Sales cycles are up: people take longer with more people involved to purchase
Win-rates are down: ghosting, flaking, and saying no happen a lot more often
Booking per SDR & inbounds down: people don’t even want to waste time exploring
Sure, the result is shitty CAC-Payback. But that’s just the outcome 3 degrees away from the real root-cause.
So if this is really the root-casue. Then, let’s talk today about how you can attack that problem.
Try to start small
Instead of trying to deploy 50 or 100 seats in one go, it’s time we start off small (I’m talking 1-10 seats or whatever your equivalent is).
First, it takes a lot of pressure off the prospect.
Instead of introducing and onboarding the product to their entire team or region, they can test the product on a smaller team right away. Once they see value, then it’s time to expand.
Second, on the sales side, it makes proof points much easier to control. It’s easier to make a smaller group happy and successful with your product than a larger one.
A bonus? There are still buyers out there with some level of discretionary budget that they can use without approval.
If fewer seats get you under that threshold? Suddenly, you have one less CFO who otherwise would pull the plug in the background.
The problem here is that you actually need a good product and delivery. If that sucks, you might be better off to try and hope for the big initial installment.
Try before you buy: The Power of POCs
Full disclosure: we’ve been doing this at Growblocks, and we’ve seen solid results (Maybe that’s because our product is just fucking great?).
But if you tell anyone in the scale-up community that you’re pitching a free trial POC or a generous opt-out period in mid-market and up?
“Are you crazy?”
“You can’t do that!”
“It’ll ruin your metrics!”
The reason why POCs have a bad reputation is that a lot of times, they’re seen as a hail mary.
“This deal fell apart twice already… but do you want a POC?”
If you’re doing that, the deal will never work in the first place.
But the thing is, especially if you're selling something completely new that’s completely untested, it can remove a lot of uncertainty from your prospects.
And yes, this tactic means your rep's behavior has to change.
Suddenly, your AE isn’t just signing the deal, throwing it over the wall, and saying bye forever.
Now, the sales process is extended until the POC or opt-out is over.
In some cases, this means it extends by a few weeks. In other cases, it might mean three months.
If you do this at scale and proactively (not as a last ditch effort to save a deal) then you will need to rethink how your AEs engage. This change will be painful but it might create a better product and a better AE team as a result.

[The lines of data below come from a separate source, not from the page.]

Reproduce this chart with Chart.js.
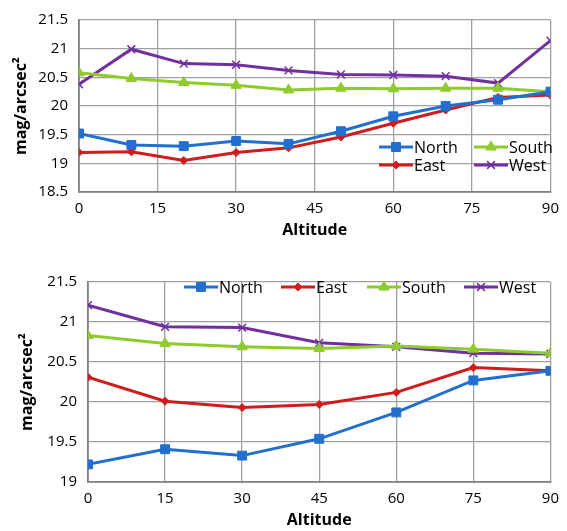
<!DOCTYPE html>
<html>
<head>
<meta charset="utf-8">
<script src="https://cdn.jsdelivr.net/npm/chart.js@4.4.1/dist/chart.umd.min.js"></script>
<style>
  html, body { margin: 0; padding: 0; background: #fff; }
  canvas { display: block; }
</style>
</head>
<body>
<canvas id="top" width="567" height="260"></canvas>
<canvas id="bottom" width="567" height="271"></canvas>
<script>
// data
const seriesNames = ['North', 'East', 'South', 'West'];
const xTicks = [0, 15, 30, 45, 60, 75, 90];

const topAlt   = [0, 10, 20, 30, 40, 50, 60, 70, 80, 90];
const topNorth = [19.52, 19.32, 19.30, 19.39, 19.34, 19.56, 19.82, 20.00, 20.11, 20.25];
const topEast  = [19.19, 19.20, 19.05, 19.19, 19.27, 19.46, 19.70, 19.93, 20.15, 20.19];
const topSouth = [20.58, 20.48, 20.41, 20.36, 20.28, 20.31, 20.30, 20.31, 20.31, 20.25];
const topWest  = [20.38, 20.99, 20.74, 20.72, 20.62, 20.55, 20.54, 20.52, 20.40, 21.14];

const botAlt   = [0, 15, 30, 45, 60, 75, 90];
const botNorth = [19.22, 19.41, 19.33, 19.54, 19.87, 20.27, 20.39];
const botEast  = [20.31, 20.01, 19.93, 19.97, 20.12, 20.43, 20.39];
const botSouth = [20.83, 20.73, 20.69, 20.67, 20.70, 20.66, 20.61];
const botWest  = [21.21, 20.94, 20.93, 20.74, 20.69, 20.61, 20.60];

const styles = {
  North: { color: '#2170d0', pointStyle: 'rect', radius: 6.3 },
  East:  { color: '#d01c1c', pointStyle: 'rectRot', radius: 4 },
  South: { color: '#8fcb2c', pointStyle: 'triangle', radius: 6 },
  West:  { color: '#7030a0', pointStyle: 'crossRot', radius: 5.5 }
};

const FONT = "'Open Sans', 'DejaVu Sans', sans-serif";

function makeDatasets(xs, lists) {
  return seriesNames.map((name, i) => {
    const s = styles[name];
    return {
      label: name,
      data: xs.map((x, j) => ({ x, y: lists[i][j] })),
      borderColor: s.color,
      backgroundColor: s.color,
      pointBackgroundColor: s.color,
      pointBorderColor: s.color,
      pointStyle: s.pointStyle,
      pointRadius: s.radius,
      pointBorderWidth: s.pointStyle === 'crossRot' ? 1.5 : 1,
      borderWidth: 3,
      tension: 0
    };
  });
}

// legend drawn at given spots inside the plot
const spotLegend = {
  id: 'spotLegend',
  afterDatasetsDraw(chart, args, opts) {
    const ctx = chart.ctx;
    ctx.save();
    ctx.font = '16px ' + FONT;
    ctx.textBaseline = 'middle';
    opts.items.forEach(it => {
      const ds = chart.data.datasets.find(d => d.label === it.label);
      ctx.strokeStyle = ds.borderColor;
      ctx.lineWidth = 3;
      ctx.beginPath();
      ctx.moveTo(it.x, it.y);
      ctx.lineTo(it.x + 34, it.y);
      ctx.stroke();
      ctx.fillStyle = ds.backgroundColor;
      ctx.lineWidth = ds.pointBorderWidth;
      Chart.helpers.drawPoint(ctx, {
        pointStyle: ds.pointStyle, rotation: 0, radius: ds.pointRadius, borderWidth: ds.pointBorderWidth
      }, it.x + 17, it.y);
      ctx.fillStyle = '#000';
      ctx.fillText(it.label, it.x + 35, it.y + 1);
    });
    ctx.restore();
  }
};

function makeOptions(yMin, yMax, leftW, pad, yTitlePad, legendItems) {
  return {
    responsive: false,
    animation: false,
    layout: { padding: pad },
    plugins: {
      legend: { display: false },
      tooltip: { enabled: false },
      spotLegend: { items: legendItems }
    },
    scales: {
      x: {
        type: 'linear', min: 0, max: 90,
        afterBuildTicks: (s) => { s.ticks = xTicks.map(v => ({ value: v })); },
        ticks: { color: '#000', font: { family: FONT, size: 15 }, padding: 8, maxRotation: 0 },
        grid: { color: '#a0a0a0', lineWidth: 1.3, tickLength: 0 },
        border: { color: '#808080', width: 1.8 },
        title: { display: true, text: 'Altitude', color: '#000', font: { family: FONT, size: 16, weight: 'bold' }, padding: { top: 0, bottom: 0 } },
        afterFit: (s) => { s.height = 48; }
      },
      y: {
        min: yMin, max: yMax,
        ticks: {
          stepSize: 0.5, color: '#000', font: { family: FONT, size: 15 }, padding: 11,
          callback: (v) => String(Math.round(v * 10) / 10)
        },
        grid: { color: '#a0a0a0', lineWidth: 1.3, tickLength: 0 },
        border: { color: '#808080', width: 1.8 },
        title: { display: true, text: 'mag/arcsec²', color: '#000', font: { family: FONT, size: 16, weight: 'bold' }, padding: { top: yTitlePad, bottom: 0 } },
        afterFit: (s) => { s.width = leftW; }
      }
    }
  };
}

new Chart(document.getElementById('top'), {
  type: 'line',
  data: { datasets: makeDatasets(topAlt, [topNorth, topEast, topSouth, topWest]) },
  options: makeOptions(18.5, 21.5, 79, { top: 16, right: 10, left: 0, bottom: 20 }, 12, [
    { label: 'North', x: 379, y: 147 },
    { label: 'South', x: 474, y: 147 },
    { label: 'East',  x: 379, y: 165 },
    { label: 'West',  x: 474, y: 165 }
  ]),
  plugins: [spotLegend]
});

new Chart(document.getElementById('bottom'), {
  type: 'line',
  data: { datasets: makeDatasets(botAlt, [botNorth, botEast, botSouth, botWest]) },
  options: makeOptions(19, 21.5, 88, { top: 22, right: 11, left: 0, bottom: 1 }, 18, [
    { label: 'North', x: 184, y: 27 },
    { label: 'East',  x: 281, y: 27 },
    { label: 'South', x: 367, y: 27 },
    { label: 'West',  x: 464, y: 27 }
  ]),
  plugins: [spotLegend]
});
</script>
</body>
</html>
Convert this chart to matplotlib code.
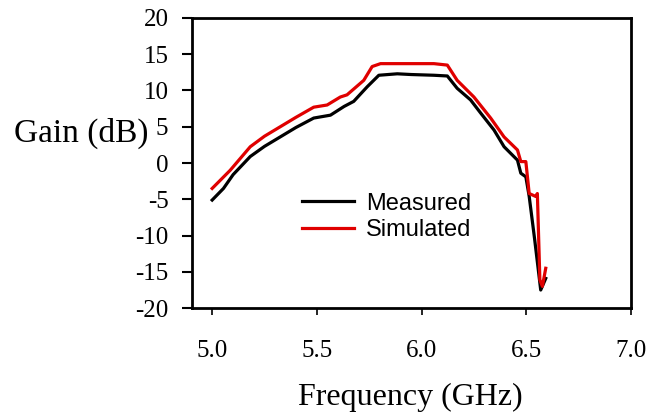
import matplotlib
matplotlib.use("Agg")
import matplotlib.pyplot as plt

# measured gain (black)
freq_meas = [5.0, 5.054, 5.10, 5.182, 5.25, 5.325, 5.40, 5.485, 5.565, 5.63, 5.676,
             5.74, 5.796, 5.884, 5.95, 6.059, 6.123, 6.17, 6.234, 6.282, 6.346,
             6.394, 6.458, 6.474, 6.498, 6.514, 6.54, 6.569, 6.593]
gain_meas = [-5.1, -3.5, -1.6, 0.9, 2.3, 3.6, 4.9, 6.2, 6.6, 7.8, 8.5,
             10.5, 12.1, 12.3, 12.2, 12.1, 12.0, 10.3, 8.7, 6.9, 4.55,
             2.25, 0.4, -1.4, -1.9, -4.6, -10.5, -17.5, -15.9]

# simulated gain (red)
freq_sim = [5.0, 5.086, 5.182, 5.25, 5.325, 5.40, 5.485, 5.549, 5.612, 5.644, 5.724,
            5.764, 5.804, 5.884, 5.95, 6.059, 6.123, 6.17, 6.25, 6.33, 6.394,
            6.458, 6.474, 6.498, 6.514, 6.545, 6.553, 6.565, 6.577, 6.593]
gain_sim = [-3.5, -1.0, 2.25, 3.7, 5.0, 6.3, 7.7, 8.0, 9.1, 9.4, 11.4,
            13.3, 13.7, 13.7, 13.7, 13.7, 13.5, 11.4, 9.1, 6.2, 3.6,
            1.8, 0.2, 0.2, -4.2, -4.6, -4.2, -16.1, -17.0, -14.5]

x_ticks = [5.0, 5.5, 6.0, 6.5, 7.0]
y_ticks = [-20, -15, -10, -5, 0, 5, 10, 15, 20]

plt.rcParams['axes.unicode_minus'] = False
serif = 'Liberation Serif'

fig = plt.figure(figsize=(6.6, 4.17), dpi=100)
ax = fig.add_axes([0.291, 0.261, 0.665, 0.696])

ax.plot(freq_meas, gain_meas, color='black', lw=2.3, label='Measured')
ax.plot(freq_sim, gain_sim, color='#e00000', lw=2.3, label='Simulated')

ax.set_xlim(4.904, 7.0)
ax.set_ylim(-20, 20)
ax.set_xticks(x_ticks)
ax.set_xticklabels([f"{v:.1f}" for v in x_ticks], family=serif, fontsize=18)
ax.set_yticks(y_ticks)
ax.set_yticklabels([str(v) for v in y_ticks], family=serif, fontsize=18)
ax.tick_params(axis='x', direction='out', length=5, width=1.2, pad=18)
ax.tick_params(axis='y', direction='out', length=7, width=1.5, pad=10)
for s in ax.spines.values():
    s.set_linewidth(2.0)

fig.text(148 / 660, 1 - 133 / 417, "Gain (dB)", family=serif, fontsize=24,
         ha='right', va='center')
fig.text(410 / 660, 1 - 397 / 417, "Frequency (GHz)", family=serif, fontsize=23,
         ha='center', va='center')

ax.legend(loc='center left', bbox_to_anchor=(0.2506, 0.314), frameon=False,
          borderpad=0, borderaxespad=0, handlelength=2.2, handletextpad=0.5,
          labelspacing=0.2, prop={'family': 'Liberation Sans', 'size': 17})

fig.savefig("out.png", dpi=100)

Build trust with flexible contracts
A lot of what buyers are looking for is what they experience in PLG setups. This can absolutely hurt the folks that run a medium-touch or high-tough motion (Mid-market or Enterprise).
But if this is what they want, you need to ask yourself how you could possibly deliver that.
This means not only some opt-outs as discussed above.
But easy up- and downgrades to jump between packages and scale up and down the amount of seats that they need.
This will definitely put a lot of pressure on billing operations and might require you to add some of those contract management options directly into your product.
And yes, as a result, your commission plans will need a re-do. And again, your AE work will need a rethink too.
But if I learned anything in this new world of FOMU, it's that it’s not about what you think is best for you anymore. You need to change—and fast.
And this change is not a small one either. It's a massive change. That is exactly the “SaaS has lost GTM-Fit” problem that Jacco talked about.
But if you don’t execute, the new hesitant and indecisive buyer behavior will kill you.